Indeed, I would respectfully suggest that the reference to s.4 MCA 2005 is something of a red herring here. On its face, if (as appears clear) Haringey was in discharge of its public law obligations willing to fund a range of placements, between which Robert’s deputies were able to choose on his behalf – then for purposes of the MCA (but not Article 5 ECHR), it seems to me that the decision-makers in this case were indeed the deputies. Senior Judge Lush’s decision may reflect the pragmatic reality that the public authority will be seen to be in the MCA driving seat in these situations, but it does not sit easily with the fact that only deputies, attorneys and the Court of Protection are able formally to make decisions on a person’s behalf, and in respect of all other – informal – decisions the MCA does not afford any particular status to one person or body (see G v E at paragraph 51). I will be exploring the issue of informal decision-making, the place of public authorities and the proper approach to s.5 MCA 2005 in an article forthcoming in the Elder Law Journal.
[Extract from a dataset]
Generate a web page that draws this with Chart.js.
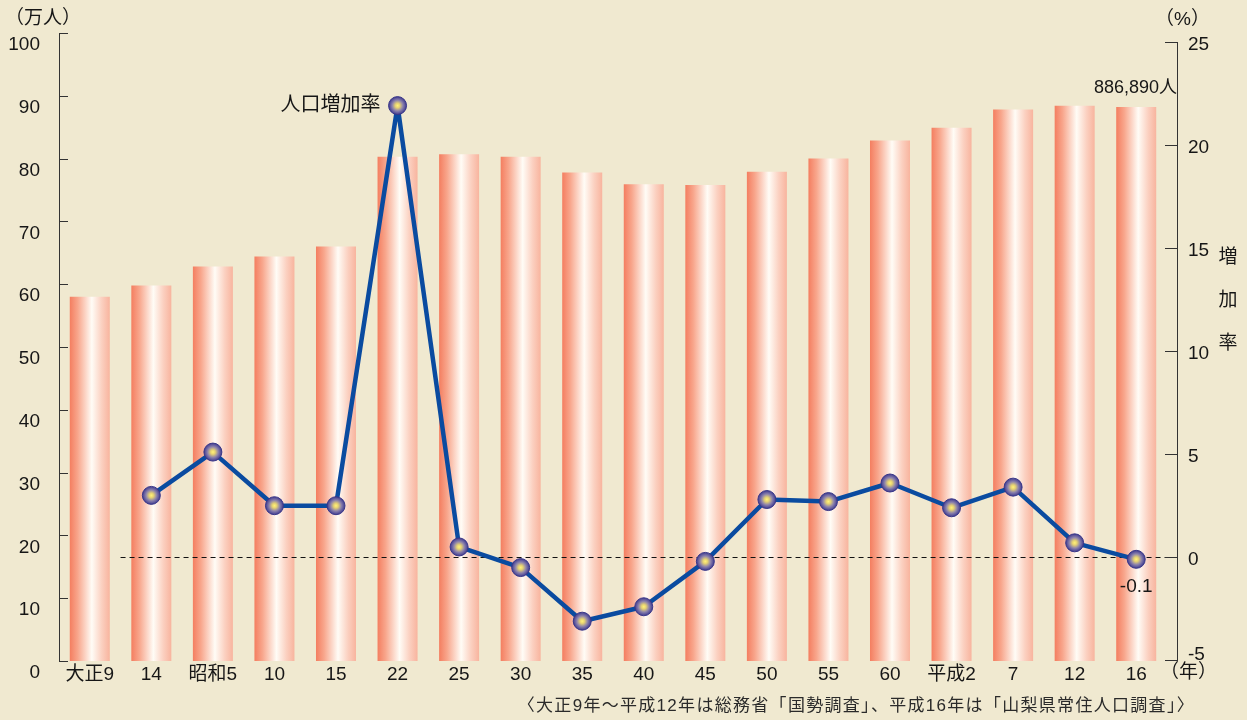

I would also suggest that when read together with the decision in Re SRK this decision reinforces the point that arguments as to direct vs indirect state responsibility are rather beside the point in these situations. Even if Haringey had been found not to be directly responsible, it seems to me inconceivable that it would not have been found to be have been on notice of the confinement and following Re SRK and Re A and C  EWHC 978 (Fam) to have been under the obligation imposed by the positive limb of Article 5 ECHR to have investigated the circumstances and, if the confinement could not be brought to an end (as by definition here it could not have been given that Haringey were in agreement with it) sought the necessary authority from the Court of Protection. I should note that, whereas in Re SRK, it would appear that the obligation to seek the authorisation of the Court of Protection lay with the deputy administering the personal injury settlement, there could have been no doubt that it would have lain with Haringey here as it was funding the arrangements.